Wednesday, November 11, 2009

django-evolution aka orm pain part 2

Finally bit the bullet and tried out a new application to help me do the changes I needed to do on the db and boy am I glad I did. django-evolution is a joy to use. It's easy to install with no strange dependencies and it did everything out of the box as described. Initially somethings did trip me up such as the django-evolution's initialization actually looks only at the models.py and does not actually bother what is really in the db, as in say the models.py you define a field that is not actually in the db during the first 'python manage.py syncdb' to create the django-evolution table, it does not actually know that and will just carry on not knowing that there are discrepancies between the models.py and the actual db.

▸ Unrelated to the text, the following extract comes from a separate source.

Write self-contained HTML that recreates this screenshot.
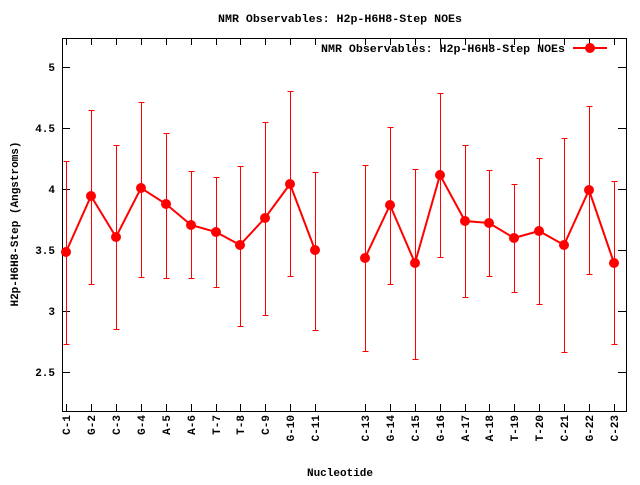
<!DOCTYPE html>
<html><head><meta charset="utf-8"><style>
body{margin:0;background:#fff}
text{font-family:"Liberation Mono",monospace;font-size:11px;font-weight:bold;fill:#000}
</style></head><body>
<svg width="640" height="480" xmlns="http://www.w3.org/2000/svg">
<rect width="640" height="480" fill="#fff"/>
<text x="218" y="22" textLength="244" lengthAdjust="spacingAndGlyphs">NMR Observables: H2p-H6H8-Step NOEs</text>
<rect x="62.5" y="38.5" width="564" height="373" fill="none" stroke="#000" stroke-width="1" shape-rendering="crispEdges"/>
<g stroke="#000" stroke-width="1" shape-rendering="crispEdges">
<line x1="62" y1="67.5" x2="70" y2="67.5"/><line x1="626" y1="67.5" x2="618" y2="67.5"/>
<line x1="62" y1="128.5" x2="70" y2="128.5"/><line x1="626" y1="128.5" x2="618" y2="128.5"/>
<line x1="62" y1="189.5" x2="70" y2="189.5"/><line x1="626" y1="189.5" x2="618" y2="189.5"/>
<line x1="62" y1="250.5" x2="70" y2="250.5"/><line x1="626" y1="250.5" x2="618" y2="250.5"/>
<line x1="62" y1="311.5" x2="70" y2="311.5"/><line x1="626" y1="311.5" x2="618" y2="311.5"/>
<line x1="62" y1="372.5" x2="70" y2="372.5"/><line x1="626" y1="372.5" x2="618" y2="372.5"/>
</g>
<g text-anchor="end">
<text x="55" y="71">5</text><text x="55" y="132">4.5</text><text x="55" y="193">4</text>
<text x="55" y="254">3.5</text><text x="55" y="315">3</text><text x="55" y="376">2.5</text>
</g>
<text transform="translate(18,224) rotate(-90)" text-anchor="middle">H2p-H6H8-Step (Angstroms)</text>
<text x="340" y="476" text-anchor="middle">Nucleotide</text>
<g text-anchor="end">
<text transform="translate(70,415) rotate(-90)">C-1</text>
<text transform="translate(95,415) rotate(-90)">G-2</text>
<text transform="translate(120,415) rotate(-90)">C-3</text>
<text transform="translate(145,415) rotate(-90)">G-4</text>
<text transform="translate(170,415) rotate(-90)">A-5</text>
<text transform="translate(195,415) rotate(-90)">A-6</text>
<text transform="translate(220,415) rotate(-90)">T-7</text>
<text transform="translate(244,415) rotate(-90)">T-8</text>
<text transform="translate(269,415) rotate(-90)">C-9</text>
<text transform="translate(294,415) rotate(-90)">G-10</text>
<text transform="translate(319,415) rotate(-90)">C-11</text>
<text transform="translate(369,415) rotate(-90)">C-13</text>
<text transform="translate(394,415) rotate(-90)">G-14</text>
<text transform="translate(419,415) rotate(-90)">C-15</text>
<text transform="translate(444,415) rotate(-90)">G-16</text>
<text transform="translate(469,415) rotate(-90)">A-17</text>
<text transform="translate(493,415) rotate(-90)">A-18</text>
<text transform="translate(518,415) rotate(-90)">T-19</text>
<text transform="translate(543,415) rotate(-90)">T-20</text>
<text transform="translate(568,415) rotate(-90)">C-21</text>
<text transform="translate(593,415) rotate(-90)">G-22</text>
<text transform="translate(618,415) rotate(-90)">C-23</text>
</g>
<g stroke="#000" shape-rendering="crispEdges" transform="translate(0.5,0)">
<path d="M66 411v-7M91 411v-7M116 411v-7M141 411v-7M166 411v-7M191 411v-7M216 411v-7M240 411v-7M265 411v-7M290 411v-7M315 411v-7M365 411v-7M390 411v-7M415 411v-7M440 411v-7M465 411v-7M489 411v-7M514 411v-7M539 411v-7M564 411v-7M589 411v-7M614 411v-7
M66 38v7M91 38v7M116 38v7M141 38v7M166 38v7M191 38v7M216 38v7M240 38v7M265 38v7M290 38v7M315 38v7M365 38v7M390 38v7M415 38v7M440 38v7M465 38v7M489 38v7M514 38v7M539 38v7M564 38v7M589 38v7M614 38v7"/>
</g>
<g stroke="#f00" stroke-width="1" shape-rendering="crispEdges" transform="translate(0.5,0.5)">
<path d="M66 161V344M63 161h6M63 344h6
M91 110V284M88 110h6M88 284h6
M116 145V329M113 145h6M113 329h6
M141 102V277M138 102h6M138 277h6
M166 133V278M163 133h6M163 278h6
M191 171V278M188 171h6M188 278h6
M216 177V287M213 177h6M213 287h6
M240 166V326M237 166h6M237 326h6
M265 122V315M262 122h6M262 315h6
M290 91V276M287 91h6M287 276h6
M315 172V330M312 172h6M312 330h6
M365 165V351M362 165h6M362 351h6
M390 127V284M387 127h6M387 284h6
M415 169V359M412 169h6M412 359h6
M440 93V257M437 93h6M437 257h6
M465 145V297M462 145h6M462 297h6
M489 170V276M486 170h6M486 276h6
M514 184V292M511 184h6M511 292h6
M539 158V304M536 158h6M536 304h6
M564 138V352M561 138h6M561 352h6
M589 106V274M586 106h6M586 274h6
M614 181V344M611 181h6M611 344h6"/>
</g>
<g stroke="#f00" stroke-width="2" fill="none">
<polyline points="66,252 91,196 116,237 141,188 166,204 191,225 216,232 240,245 265,218 290,184 315,250"/>
<polyline points="365,258 390,205 415,263 440,175 465,221 489,223 514,238 539,231 564,245 589,190 614,263"/>
<line x1="573" y1="48" x2="607" y2="48"/>
</g>
<g fill="#f00">
<circle cx="66" cy="252" r="5"/><circle cx="91" cy="196" r="5"/><circle cx="116" cy="237" r="5"/>
<circle cx="141" cy="188" r="5"/><circle cx="166" cy="204" r="5"/><circle cx="191" cy="225" r="5"/>
<circle cx="216" cy="232" r="5"/><circle cx="240" cy="245" r="5"/><circle cx="265" cy="218" r="5"/>
<circle cx="290" cy="184" r="5"/><circle cx="315" cy="250" r="5"/>
<circle cx="365" cy="258" r="5"/><circle cx="390" cy="205" r="5"/><circle cx="415" cy="263" r="5"/>
<circle cx="440" cy="175" r="5"/><circle cx="465" cy="221" r="5"/><circle cx="489" cy="223" r="5"/>
<circle cx="514" cy="238" r="5"/><circle cx="539" cy="231" r="5"/><circle cx="564" cy="245" r="5"/>
<circle cx="589" cy="190" r="5"/><circle cx="614" cy="263" r="5"/>
<circle cx="590" cy="48" r="5"/>
</g>
<text x="321" y="52" textLength="244" lengthAdjust="spacingAndGlyphs">NMR Observables: H2p-H6H8-Step NOEs</text>
</svg>
</body></html>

After I figured that part out, it was easy. Just add the fields and their attributes, re-run an update script on my data and everything is done. Now my selects are much faster. Initially a 3k row db select was taking 50s and now using the caching functionality of select_related() it comes back in a blazing 4s. Ah here too initially I got tripped a bit as after putting in all the relationship I noticed that it still did not do a cache select_related until I did some digging and found that all columns defined with 'null=True' is not cached by select_related(). Looking at the actual sql generated by the Django CRM, it looks proper and very well done. I am still checking out the little nooks and crannies of the application but so far I give django-evolution the thumbs up! I am actually looking at the code to see if during the initial syncdb django-evolution can actually peer into the db to see if the definitions are actually kosher before proceeding.

3 comments:

Unknown said...

Have you looked at South (http://south.aeracode.org/)? It is the de-facto standard for Django database migrations.

lowkster said...

I haven't yet, but I plan to as many comments left here has suggested that. I have saved the original dump and plan to use it to do the same migration.

Dougal said...

You certainly do want to try South out.

The learning curve is a little steeper to start with but after your passed that I've found it to be a much better app.

As far as I know the original django-evolution developers almost all use south now... Kinda goes to show south is the natural choice these days. At least, most of the core django developers have moved to south.